Australian Army ammunition technicians, like Warrant Officer Class Two "Rocky" Lane of Boondall, Qld, have a task which is an almost constant hand-in-hand stroll with death. Warrant Officer Lane, in South Vietnam, is entering a Vietnamese Popular Force compound to remove an old, defensive booby trap, which years of tropical exposure have made unsafe. Warrant Officer Lane learns from the Popular Force soldiers that the trap, outside their barbed wire defences, had been there so long no one knew whether or not it was also fitted with an anti-lifting device. Warrant Officer Lane and his teammate, Staff Sergeant Bill Thornton of Denman, NSW, are led to the spot. The two men form an Explosives Ordnance Demolition team. Their job - to locate and destroy unserviceable ammunition and explosives. This time it's a mortar bomb, rigged with a trip wire and an electrical switch fastened to the barbed wire. The other end of the wire could lead to a second booby trap, so Staff Sergeant Thornton checks it out. Then a careful search with hands and bayonet for any possible anti-lifting traps, before the wires can be safely cut and the mortar itself removed. Teams such as this are highly trained and well paid, but few people would envy them the job. They must collect ammunition which has failed to explode - such as artillery rounds, rockets, grenades, mines - plus captured enemy material, and destroy them. Success!

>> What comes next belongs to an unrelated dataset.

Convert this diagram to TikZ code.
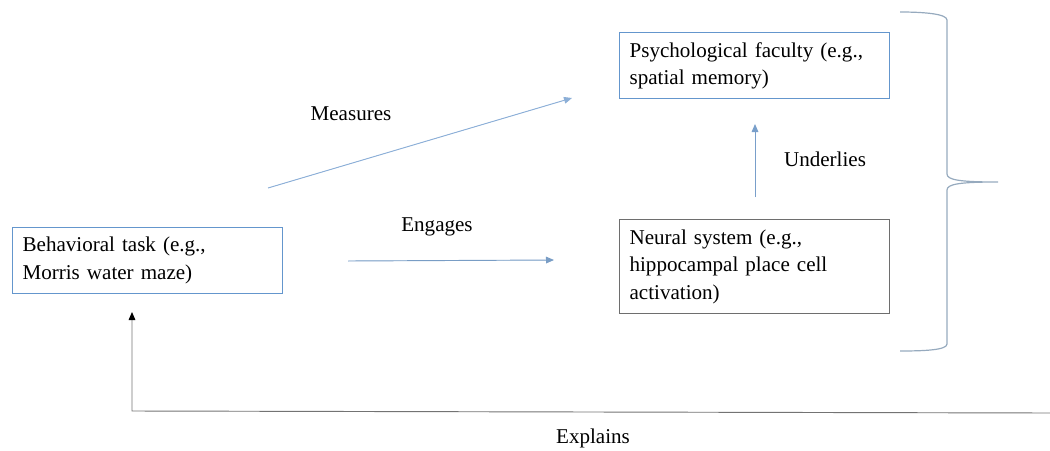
\documentclass[tikz,border=0pt]{standalone}
\usepackage{fontspec}
\setmainfont{Liberation Serif}
\usetikzlibrary{arrows.meta}
\definecolor{boxblue}{RGB}{100,150,205}
\definecolor{boxgrey}{RGB}{110,110,110}
\definecolor{arrblue}{RGB}{120,165,215}
\definecolor{arrlight}{RGB}{140,175,215}
\definecolor{bracecol}{RGB}{150,170,190}
\tikzset{
  x=0.75pt, y=-0.75pt,
  box/.style={draw, line width=0.9pt, anchor=north west, align=left,
    inner xsep=7.5pt, inner ysep=2pt, text width=187.5pt, minimum width=202.5pt,
    font=\fontsize{15.8}{20.6}\selectfont},
  lbl/.style={font=\fontsize{15.8}{20.6}\selectfont, inner sep=0pt},
  arr/.style={line width=0.7pt, -{Triangle[length=6pt,width=5pt]}},
}
\begin{document}
\begin{tikzpicture}
\useasboundingbox (0,0) rectangle (1050,450);
\node[box, draw=boxblue, minimum height=49.5pt] (task) at (12,227)
  {Behavioral task (e.g.,\\Morris water maze)};
\node[box, draw=boxblue, minimum height=49.5pt] (psych) at (619,32)
  {Psychological faculty (e.g.,\\spatial memory)};
\node[box, draw=boxgrey, minimum height=70.5pt] (neural) at (619,219)
  {Neural system (e.g.,\\hippocampal place cell\\activation)};
% connector end points
\coordinate (mA) at (268,188); \coordinate (mB) at (572,98);
\coordinate (eA) at (348,261); \coordinate (eB) at (554,260);
\coordinate (uA) at (755,197); \coordinate (uB) at (755,124);
\coordinate (xA) at (1050,413); \coordinate (xC) at (132,411); \coordinate (xB) at (132,312);
\draw[arr, draw=arrlight, fill=arrblue] (mA) -- (mB);
\draw[arr, draw=arrblue!80!gray, fill=arrblue] (eA) -- (eB);
\draw[arr, draw=arrblue!85!gray, fill=arrblue] (uA) -- (uB);
\draw[arr, draw=gray!90!black, -{Triangle[length=6pt,width=5pt,black]}] (xA) -- (xC) -- (xB);
\node[lbl] (lm) at (351,114) {Measures};
\node[lbl] (le) at (437,227) {Engages};
\node[lbl] (lu) at (825,159) {Underlies};
\node[lbl] (lx) at (593,438) {Explains};
% brace
\draw[bracecol, line width=0.9pt]
  (900,12) .. controls (925,12) and (947,14) .. (947,20)
  -- (947,174) .. controls (947,180) and (960,182) .. (998,182)
  (998,182) .. controls (960,182) and (947,184) .. (947,190)
  -- (947,344) .. controls (947,350) and (925,351) .. (900,351);
\end{tikzpicture}
\end{document}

Now the bomb must be carried carefully to a sand box and driven to the demolition range in a vehicle fitted with an armour plated wall between the front seat and the still highly dangerous "passenger". At times, the experiences of the Australian Army ammunition experts read like fiction. WO2 Lane once waded chest deep through a muddy Vietnamese stream, trying to locate a 500-pound aerial bomb with his feet. He felt something attach itself to his hip, but brushed it away thinking it only a leech. Days later, the mark that appeared proved conclusively that his "leech" had been a water snake. To finish their task, the Australians pack condemned explosives with plastic charges and attach fuses. The fuse is fired and the Army experts retire to a bunker to await the result. With a demolition this size, a 10 minute fuse has been set to allow ample safety margin.